Inman

Bush nominates new Fed chief

President George W. Bush announced today that he will nominate his top economic adviser Ben S. Bernanke to succeed Federal Reserve Chairman Alan Greenspan.

Bush chose Bernanke to replace Greenspan, whose 18-year tenure at the Fed runs out on Jan. 31. The announcement came this afternoon.

“The President has made a distinguished appointment in Ben Bernanke. Ben comes with superb academic credentials and important insights into the ways our economy functions. I have no doubt that he will be a credit to the nation as Chairman of the Federal Reserve Board,” Alan Greenspan said in a statement.

Bernanke is chairman of Bush’s Council of Economic Advisers. He served on the Fed’s Board of Governors for nearly three years before moving to the White House in June.

His move to the White House was watched with interest on Wall Street because of the belief that he was on the fast track to replace Greenspan, media accounts said.

Bernanke, a highly regarded monetary economist, has advocated steps toward greater policy transparency at the Fed and is a long-time advocate of inflation targets, accounts said.

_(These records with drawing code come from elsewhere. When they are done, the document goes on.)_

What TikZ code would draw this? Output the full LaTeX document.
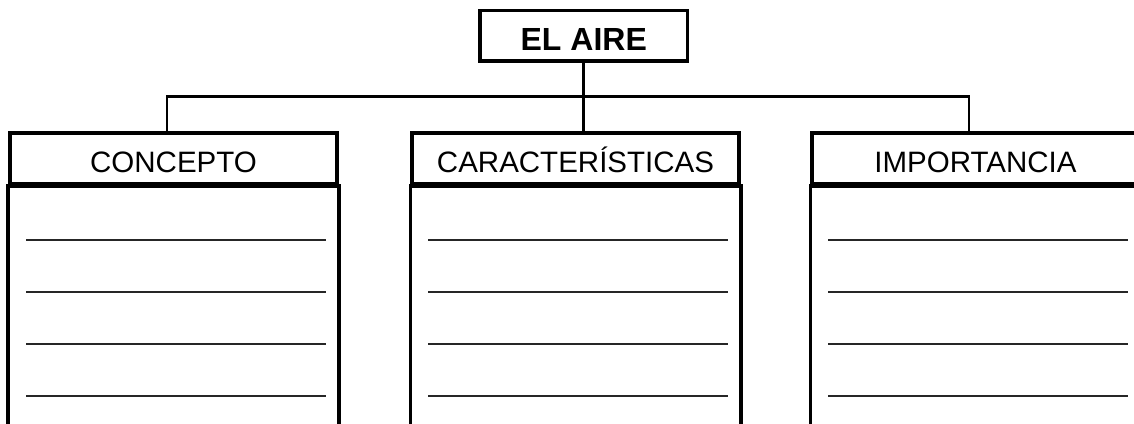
\documentclass[tikz,border=0pt]{standalone}
\usepackage{fontspec}
\setmainfont{Liberation Sans}
\begin{document}
\begin{tikzpicture}[x=1bp,y=-1bp,
  boxline/.style={line width=3.5bp,line cap=rect},
  headbox/.style={draw,line width=3.5bp,rectangle,minimum width=327bp,minimum height=50.5bp,
    inner sep=0pt,text height=28bp,text depth=0pt,font=\fontsize{29.5bp}{32bp}\selectfont},
  titlebox/.style={draw,line width=3.5bp,rectangle,minimum width=207.5bp,minimum height=50.3bp,
    inner sep=0pt,text height=29bp,text depth=0pt,font=\fontsize{32bp}{34bp}\selectfont\bfseries},
  sepline/.style={line width=5.5bp},
  conn/.style={line width=2.6bp},
  writeline/.style={line width=1.6bp,black!85}]
\path[use as bounding box] (0,0) rectangle (1134,423);
\clip (0,0) rectangle (1134,423);
\node[titlebox] (top) at (583.75,35.85) {EL AIRE};
\node[headbox] (h1) at (173.5,158.25) {CONCEPTO};
\node[headbox] (h2) at (575.5,158.25) {CARACTERÍSTICAS};
\node[headbox] (h3) at (975.5,158.25) {IMPORTANCIA};
% connectors
\coordinate (jl) at ([xshift=-6.5bp]h1.north);
\coordinate (jr) at ([xshift=-6.5bp]h3.north);
\draw[conn] (top.south) -- (top.south |- h2.north);
\draw[conn] (jl) -- ++(0,-35) -| (jr);
% separators and bodies
\foreach \h in {h1,h2,h3}{
  \draw[sepline] (\h.south west) -- (\h.south east);
  \draw[boxline] (\h.south west) -- ++(0,300);
  \draw[boxline] (\h.south east) -- ++(0,300);
  \foreach \y in {54.5,106.5,158.5,211}{
    \draw[writeline] ([xshift=18bp,yshift=-\y bp]\h.south west) -- ([xshift=-13bp,yshift=-\y bp]\h.south east);
  }
}
\end{tikzpicture}
\end{document}
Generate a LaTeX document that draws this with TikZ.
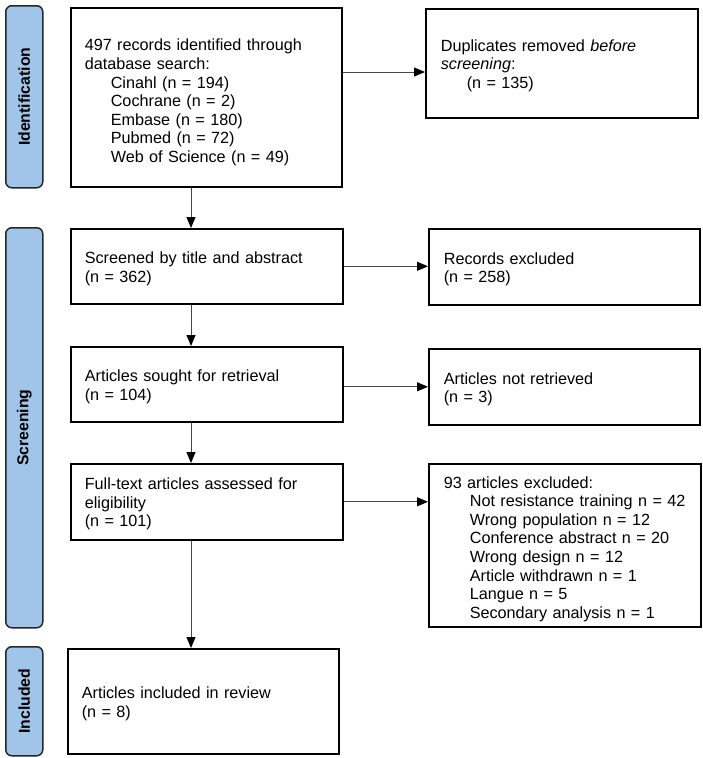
\documentclass[tikz,border=0pt]{standalone}
\usepackage{fontspec}
\setmainfont{Liberation Sans}
\usetikzlibrary{arrows.meta,calc}
\definecolor{phaseblue}{RGB}{160,197,233}
\definecolor{arrgray}{RGB}{70,70,70}
\begin{document}
\begin{tikzpicture}[x=1pt,y=-1pt,
  box/.style={draw=black,line width=1.6pt,anchor=north west,inner xsep=14pt,inner ysep=0pt,align=left,
    font=\fontsize{16.2}{18.6}\selectfont,execute at begin node={\rule{0pt}{16.5pt}}},
  phase/.style={draw=black!85,line width=1.5pt,fill=phaseblue,rounded corners=6pt,anchor=north west,
    minimum width=37pt,inner sep=0pt},
  phaselabel/.style={rotate=90,font=\fontsize{15.8}{18}\selectfont\bfseries},
  arr/.style={draw=arrgray,line width=1pt,-{Triangle[length=11pt,width=9pt,fill=black,color=black]}}]
\useasboundingbox (0,0) rectangle (702,758);
% phase bars
\node[phase,minimum height=182pt] (pid) at (5,5) {};
\node[phaselabel] at (pid.center) {Identification};
\node[phase,minimum height=400pt] (pscr) at (5,227) {};
\node[phaselabel] at (pscr.center) {Screening};
\node[phase,minimum height=109pt] (pinc) at (5,646) {};
\node[phaselabel] at (pinc.center) {Included};
\newcommand{\ind}{\hspace*{26pt}}
% boxes
\node[box,minimum width=271pt,minimum height=179pt,text width=243pt] (b1) at (70,7)
 {\rule{0pt}{22pt}497 records identified through\\database search:\\\ind Cinahl (n = 194)\\\ind Cochrane (n = 2)\\\ind Embase (n = 180)\\\ind Pubmed (n = 72)\\\ind Web of Science (n = 49)};
\node[box,minimum width=272pt,minimum height=109pt,text width=242pt,inner xsep=15pt] (dup) at (425,8)
 {Duplicates removed \textit{before}\\\textit{screening}:\\\ind(n = 135)};
\node[box,minimum width=272pt,minimum height=75pt,text width=244pt] (scr) at (70,228)
 {Screened by title and abstract\\(n = 362)};
\node[box,minimum width=271pt,minimum height=76pt,text width=241pt,inner xsep=15pt] (rex) at (428,228)
 {Records excluded\\(n = 258)};
\node[box,minimum width=272pt,minimum height=75pt,text width=244pt] (sought) at (70,346)
 {Articles sought for retrieval\\(n = 104)};
\node[box,minimum width=271pt,minimum height=76pt,text width=241pt,inner xsep=15pt] (nret) at (428,348)
 {Articles not retrieved\\(n = 3)};
\node[box,minimum width=272pt,minimum height=76pt,text width=244pt] (ft) at (70,463)
 {Full-text articles assessed for\\eligibility\\(n = 101)};
\node[box,minimum width=272pt,minimum height=163pt,text width=242pt,inner xsep=15pt] (exc) at (428,463)
 {\rule{0pt}{19pt}93 articles excluded:\\\ind Not resistance training n = 42\\\ind Wrong population n = 12\\\ind Conference abstract n = 20\\\ind Wrong design n = 12\\\ind Article withdrawn n = 1\\\ind Langue n = 5\\\ind Secondary analysis n = 1};
\node[box,minimum width=271pt,minimum height=105pt,text width=243pt] (inc) at (67,648)
 {Articles included in review\\(n = 8)};
% arrows
\coordinate (h1) at (0,72);
\draw[arr] (b1.east |- h1) -- (dup.west |- h1);
\draw[arr] (scr.east) -- (scr.east -| rex.west);
\draw[arr] (sought.east |- nret.west) -- (nret.west);
\draw[arr] (ft.east) -- (ft.east -| exc.west);
\coordinate (vx) at (191,0);
\draw[arr] (b1.south -| vx) -- (scr.north -| vx);
\draw[arr] (scr.south -| vx) -- (sought.north -| vx);
\draw[arr] (sought.south -| vx) -- (ft.north -| vx);
\draw[arr] (ft.south -| vx) -- (inc.north -| vx);
\end{tikzpicture}
\end{document}
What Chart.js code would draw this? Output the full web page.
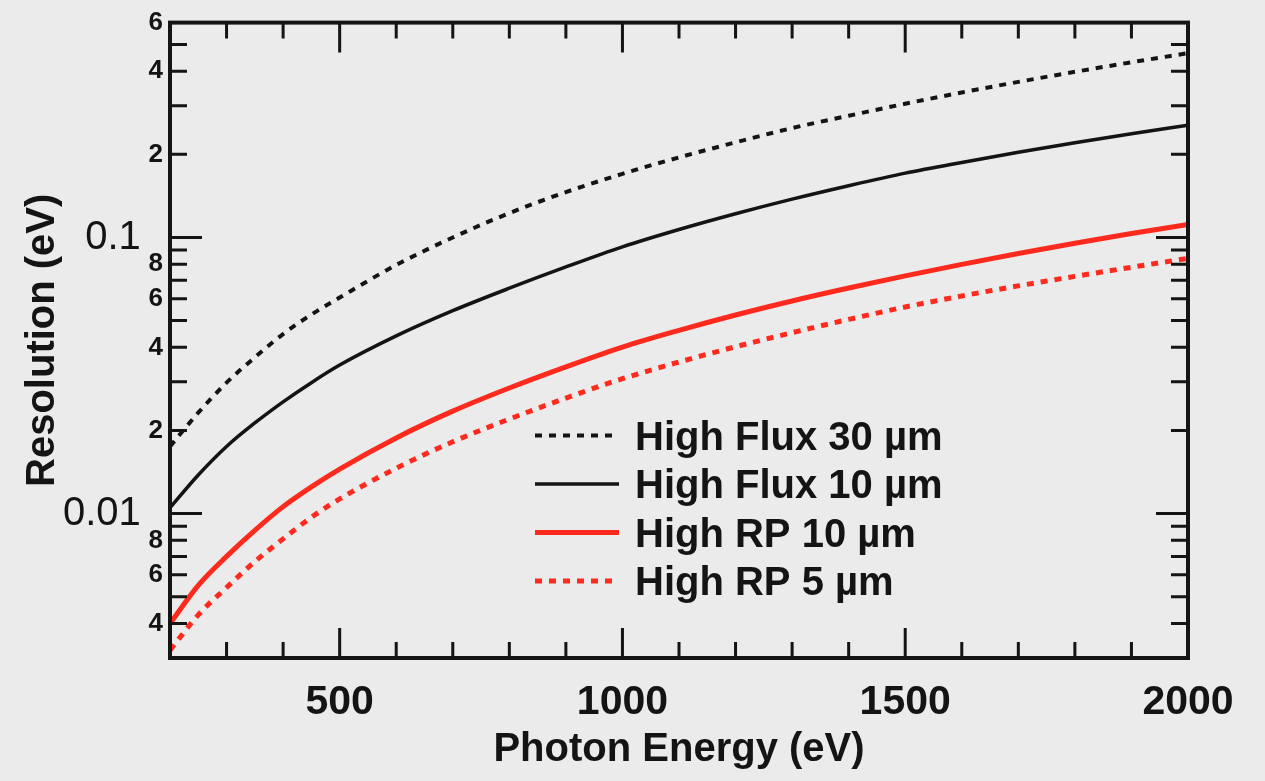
<!DOCTYPE html>
<html>
<head>
<meta charset="utf-8">
<title>Resolution vs Photon Energy</title>
<script src="https://cdn.jsdelivr.net/npm/chart.js@4.4.1/dist/chart.umd.min.js"></script>
<style>
  html, body { margin: 0; padding: 0; background: #ebebeb; }
  #contenedor { width: 1265px; height: 781px; }
</style>
</head>
<body>
<div id="contenedor"><canvas id="grafica"></canvas></div>
<script>
// Energía del fotón (eV)
const energias = [200, 250, 300, 350, 400, 450, 500, 600, 700, 800, 900, 1000, 1100, 1200, 1300, 1400, 1500, 1600, 1700, 1800, 1900, 2000];

// Resolución (eV)
const highFlux30 = [0.0175, 0.0232, 0.0298, 0.0368, 0.0447, 0.0526, 0.0606, 0.0795, 0.100, 0.1225, 0.146, 0.170, 0.195, 0.221, 0.249, 0.276, 0.305, 0.335, 0.366, 0.398, 0.431, 0.465];
const highFlux10 = [0.0105, 0.0138, 0.0175, 0.0213, 0.0254, 0.0298, 0.0345, 0.0440, 0.0543, 0.0655, 0.0782, 0.0925, 0.1069, 0.1219, 0.1377, 0.154, 0.171, 0.187, 0.2035, 0.2203, 0.2374, 0.255];
const highRP10 = [0.0040, 0.0055, 0.0070, 0.0087, 0.0106, 0.0125, 0.0145, 0.0188, 0.0235, 0.0285, 0.0340, 0.0401, 0.0461, 0.0524, 0.0589, 0.0656, 0.0726, 0.0799, 0.0875, 0.0953, 0.1033, 0.1115];
const highRP5 = [0.0032, 0.0043, 0.0054, 0.0067, 0.0081, 0.0097, 0.0113, 0.0146, 0.0182, 0.0220, 0.0262, 0.0308, 0.0354, 0.0402, 0.0452, 0.0505, 0.0560, 0.0614, 0.0668, 0.0723, 0.0780, 0.0840];

const nombresSeries = ['High Flux 30 µm', 'High Flux 10 µm', 'High RP 10 µm', 'High RP 5 µm'];

// Marcas y etiquetas de los ejes
const xEtiquetas = [500, 1000, 1500, 2000];
const xMarcas = [300, 400, 500, 600, 700, 800, 900, 1000, 1100, 1200, 1300, 1400, 1500, 1600, 1700, 1800, 1900];
const yEtiquetas = [0.004, 0.006, 0.008, 0.01, 0.02, 0.04, 0.06, 0.08, 0.1, 0.2, 0.4, 0.6];
const yMayores = [0.01, 0.1];
const yMarcas = [0.004, 0.005, 0.006, 0.007, 0.008, 0.009, 0.01, 0.02, 0.03, 0.04, 0.05, 0.06, 0.07, 0.08, 0.09, 0.1, 0.2, 0.3, 0.4, 0.5];

const ROJO = '#ff2a1e';
const NEGRO = '#141414';
const FUENTE = '"Liberation Sans", Arial, Helvetica, sans-serif';

function puntos(serie) {
    return energias.map((e, i) => ({ x: e, y: serie[i] }));
}

function esMayor(v) {
    return yMayores.some(m => Math.abs(m - v) < 1e-9);
}

// Dibuja el marco y las marcas hacia adentro en los cuatro lados
const marcoEjes = {
    id: 'marcoEjes',
    afterDatasetsDraw(chart) {
        const { ctx, chartArea: a, scales: { x, y } } = chart;
        ctx.save();
        ctx.strokeStyle = NEGRO;
        ctx.lineCap = 'butt';
        ctx.lineWidth = 3;
        ctx.beginPath();
        xMarcas.forEach(v => {
            const px = x.getPixelForValue(v);
            const largo = xEtiquetas.includes(v) ? 30 : 16;
            ctx.moveTo(px, a.bottom); ctx.lineTo(px, a.bottom - largo);
            ctx.moveTo(px, a.top); ctx.lineTo(px, a.top + largo);
        });
        yMarcas.forEach(v => {
            const py = y.getPixelForValue(v);
            const largo = esMayor(v) ? 32 : 17;
            ctx.moveTo(a.left, py); ctx.lineTo(a.left + largo, py);
            ctx.moveTo(a.right, py); ctx.lineTo(a.right - largo, py);
        });
        ctx.stroke();
        ctx.lineWidth = 4;
        ctx.strokeRect(a.left, a.top, a.right - a.left, a.bottom - a.top);
        ctx.restore();
    }
};

// Leyenda dentro del área de la gráfica
const leyenda = {
    id: 'leyenda',
    afterDraw(chart) {
        const { ctx, chartArea: a } = chart;
        const x0 = a.left + 365;
        const y0 = a.top + 413;
        const paso = 48.5;
        ctx.save();
        chart.data.datasets.forEach((ds, i) => {
            const yy = y0 + i * paso;
            ctx.strokeStyle = ds.borderColor;
            ctx.lineWidth = ds.borderWidth;
            ctx.setLineDash(ds.borderDash || []);
            ctx.beginPath();
            ctx.moveTo(x0, yy);
            ctx.lineTo(x0 + 84, yy);
            ctx.stroke();
            ctx.setLineDash([]);
            ctx.fillStyle = NEGRO;
            ctx.font = 'bold 40px ' + FUENTE;
            ctx.textBaseline = 'alphabetic';
            ctx.textAlign = 'left';
            ctx.fillText(ds.label, x0 + 100, yy + 14);
        });
        ctx.restore();
    }
};

const fondo = {
    id: 'fondo',
    beforeDraw(chart) {
        const { ctx, width, height } = chart;
        ctx.save();
        ctx.fillStyle = '#ebebeb';
        ctx.fillRect(0, 0, width, height);
        ctx.restore();
    }
};

const ctxGrafica = document.getElementById('grafica');

const grafica = new Chart(ctxGrafica, {
    type: 'line',
    data: {
        datasets: [
            {
                label: nombresSeries[0],
                data: puntos(highFlux30),
                borderColor: NEGRO,
                borderWidth: 4,
                borderDash: [7, 7],
                pointRadius: 0,
                cubicInterpolationMode: 'monotone'
            },
            {
                label: nombresSeries[1],
                data: puntos(highFlux10),
                borderColor: NEGRO,
                borderWidth: 3.5,
                pointRadius: 0,
                cubicInterpolationMode: 'monotone'
            },
            {
                label: nombresSeries[2],
                data: puntos(highRP10),
                borderColor: ROJO,
                borderWidth: 5,
                pointRadius: 0,
                cubicInterpolationMode: 'monotone'
            },
            {
                label: nombresSeries[3],
                data: puntos(highRP5),
                borderColor: ROJO,
                borderWidth: 5,
                borderDash: [7, 7],
                pointRadius: 0,
                cubicInterpolationMode: 'monotone'
            }
        ]
    },
    options: {
        responsive: true,
        maintainAspectRatio: false,
        animation: false,
        layout: { padding: { left: 0, right: 77, top: 19, bottom: 0 } },
        plugins: {
            legend: { display: false },
            tooltip: { enabled: false }
        },
        scales: {
            x: {
                type: 'linear',
                min: 200,
                max: 2000,
                grid: { display: false, drawTicks: false },
                border: { display: false },
                afterBuildTicks: (s) => { s.ticks = xEtiquetas.map(v => ({ value: v })); },
                afterFit: (s) => { s.height = 123; },
                ticks: {
                    autoSkip: false,
                    maxRotation: 0,
                    padding: 20,
                    color: NEGRO,
                    font: { family: FUENTE, size: 41, weight: 'bold' },
                    callback: (v) => String(v)
                },
                title: {
                    display: true,
                    text: 'Photon Energy (eV)',
                    color: NEGRO,
                    font: { family: FUENTE, size: 40, weight: 'bold' },
                    padding: { top: 0, bottom: 7 }
                }
            },
            y: {
                type: 'logarithmic',
                min: 0.003,
                max: 0.6,
                bounds: 'data',
                grid: { display: false, drawTicks: false },
                border: { display: false },
                afterBuildTicks: (s) => { s.ticks = yEtiquetas.map(v => ({ value: v })); },
                afterFit: (s) => { s.width = 170; },
                ticks: {
                    autoSkip: false,
                    padding: 7,
                    color: NEGRO,
                    font: (c) => (c.tick && esMayor(c.tick.value))
                        ? { family: FUENTE, size: 40, weight: 'normal' }
                        : { family: FUENTE, size: 26, weight: 'bold' },
                    callback: (v) => {
                        if (esMayor(v)) return (v < 0.05 ? '0.01' : '0.1') + '  ';
                        return String(Math.round(v / Math.pow(10, Math.floor(Math.log10(v) + 1e-9))));
                    }
                },
                title: {
                    display: true,
                    text: 'Resolution (eV)',
                    color: NEGRO,
                    font: { family: FUENTE, size: 40, weight: 'bold' },
                    padding: { top: 19, bottom: 0 }
                }
            }
        }
    },
    plugins: [fondo, marcoEjes, leyenda]
});
</script>
</body>
</html>
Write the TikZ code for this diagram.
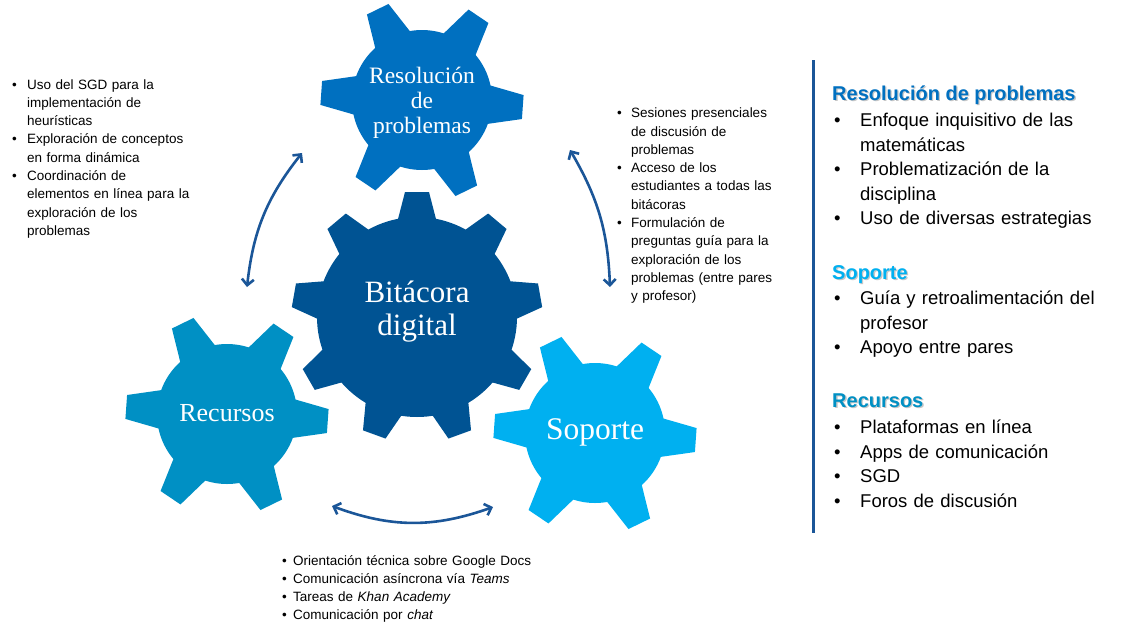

At the Fed, he argued the central bank could help cement its inflation-fighting credibility by putting a number on its definition of price stability.

Charged with implementing the nation’s monetary policy, the Federal Reserve head’s actions are felt by everyone in the financial services and real estate industry. In the past, a cryptic blurb of “Greenspan speak” has been known to spark major movement in the bond market and hundreds of news stories analyzing what was meant. The Federal Reserve Board moves the target funds rate, which impacts long-term mortgage rates.

The federal bank rate, which the Fed’s Open Market Committee controls, is not directly tied to long-term interest rates. But it almost inevitably affects them. When the committee substantially lowered the nation’s benchmark interest rate in the early 2000s, many said this helped to fuel the housing boom that continues to this day.

The Fed has raised rates by a quarter percentage point at each of its last 11 meetings. Whether the Fed keeps this slow but sure pace of rate hike to battle inflation or stops its tightening early in the new chairman’s tenure will affect how much money many homeowners have to spend, and how much businesses can expand.

During his 18-year tenure as head of the Federal Reserve, Greenspan helped steer the American economy through the crash of 1987, the recession of the early 1990s, the dot-com bubble and the terrorist attacks of Sept. 11. According to ABC News, in 1998 unemployment reached a 24-year low, inflation hit an 11-year low and consumer confidence was the highest it had been in 30 years thanks in part to Greenspan.

As chairman of the Board of Governors of the Federal Reserve of the United States, Greenspan’s decisions, first, to substantially lower the federal bank rate during the early 2000s, and then, starting last summer, to gradually increase it, made him one of the most influential people in real estate today.

Greenspan, who received a bachelor’s, master’s and Ph.D. in economics from New York University, had only to speak, and the real estate market and other markets responded. (“Today, when Alan Greenspan sneezes, at least half the planet’s financial population catches cold,” Larry Kudlow, National Review Online economics editor, famously said in 2003.)

For example, a substantial rise in mortgage rates this June was attributed to Greenspan by Bankrate.com, Inman News reported. Early in 2005, Greenspan called it a “conundrum” that long-term rates had fallen since last June, even as the Fed had raised short-term rates. He said something similar in congressional testimony in June, when he called the decline in long-term interest rates among “the biggest surprises of the past year” and “without recent precedent.”

Wall Street thought about Greenspan’s comments overnight, and bond yields and mortgage rates rose the next morning, according to Bankrate.com. They kept rising in the following days, even in the face of weaker-than-expected economic data.

Such was the power of Alan Greenspan, who originally took office as chairman of the Fed and to fill an unexpired term as a member of the Board on Aug. 11, 1987. Greenspan was reappointed to the Board to a full 14-year term, which began Feb. 1, 1992, and ends Jan. 31, 2006. His successor is expected to play an equally important role.